Ginza de Wine, Ginza (銀座でワイン)

Bring Your Own wine is a great concept, and one of the main things I miss about my years in Australia (really!). In Oz, it was usually $0-5 to bring a bottle in, which is nothing compared to the 100% markup restaurants usually impose (a problem unless you’re drinking 2-buck-Chuck). In case you didn’t know, you can actually bring wine into many restaurants in Japan too, just try asking. Usually they’ll charge you Y2k, which is still an OK deal if you plan to drink a decent bottle (and please don’t give me any of that crap about how it’s impolite to the restaurant and you should pay their markup – they wouldn’t have the policy if they minded you using it).

On the other hand, you could skip that huge paragraph (too late?) and just go to Ginza de Wine, conveniently located in Ginza. Part of a group of about 8 shops that includes mainly low-end-classy izakayas (lots of wood, but low prices and plenty of comfort food like hamkatsu) under the ‘Honoji’ moniker, and Shin Maru’s Jiyugaoka Grill, this is their sole entity of the ‘wine and Spanish’ genus. I’m talking too much, and I bet you’ve guessed how it works – you get up and walk around the ‘wine shop’ area of the restaurant to pick your own bottles (which are priced at ‘restaurant’, not ‘retail’, if you were wondering), then the staff opens them for you, and away you go. Good selection, mainly between a sensible Y3k and Y6k, and everything we drank was pleasant. Don’t ask how much we drank. Please.

Feel free to ask what we ate, however. This was a group of 4, led by my colleague Hey! who has appeared in an entry before, albeit silently and without application of nickname. Well, everyone has to get it sometime.  Starting top left and going across – octopus with sweet peppery, herby sauce. I wanted to eat octopus with potatoes and paprika, but they didn’t have it. ‘Water eggplant caprese’ – it’s now the season for this type of eggplant, which is indeed more moist and less oddly-textured, hence quite nice to eat raw or lightly pickled. Tortilla, can’t go past a good tortilla, nor past a Spanish restaurant without having some. Mushrooms. Another caprese? I’m actually unsure, but I sorta remember the melted cheese being nice. Beef cheek, good. Squid cooked in ink, unusually fishy ink, thus not so great. Shrimp patties with tartar sauce. Mac ‘n’ cheez. Overall, the food was pleasant with some standouts (the first two items, for me). As is customary in Spanish restaurants in Tokyo, the quantities are a bit small for the prices.

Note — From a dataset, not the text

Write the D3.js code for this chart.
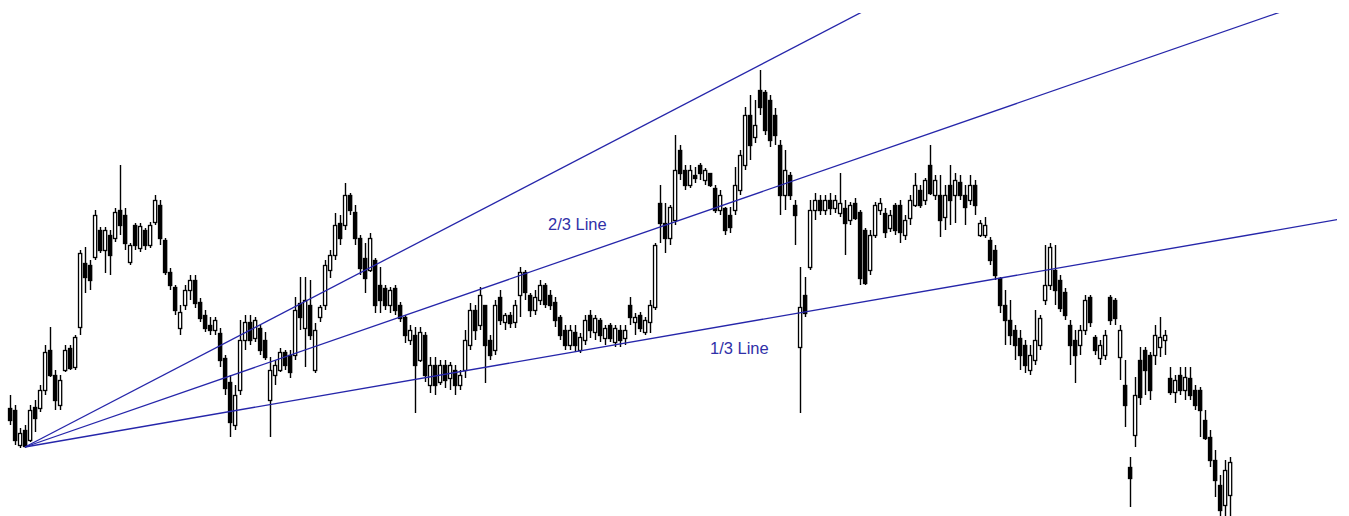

Oops, forgot to collage this one. For a paella in Japan, it was really good. The pictured size is the three-people version, which was flavorful and abundantly shellfishular – not at all givens at other Spanish places. It could have used a bit of crust on the bottom, and I imagine some smoky goodness resulting from cooking on a traditional fire of dried vines wouldn’t go amiss, but the pleasures of waddling to the train or walking home to your own bed afterwards make up for the little touches that you miss by not being in the Spanish countryside.

The world can never have too many places like this.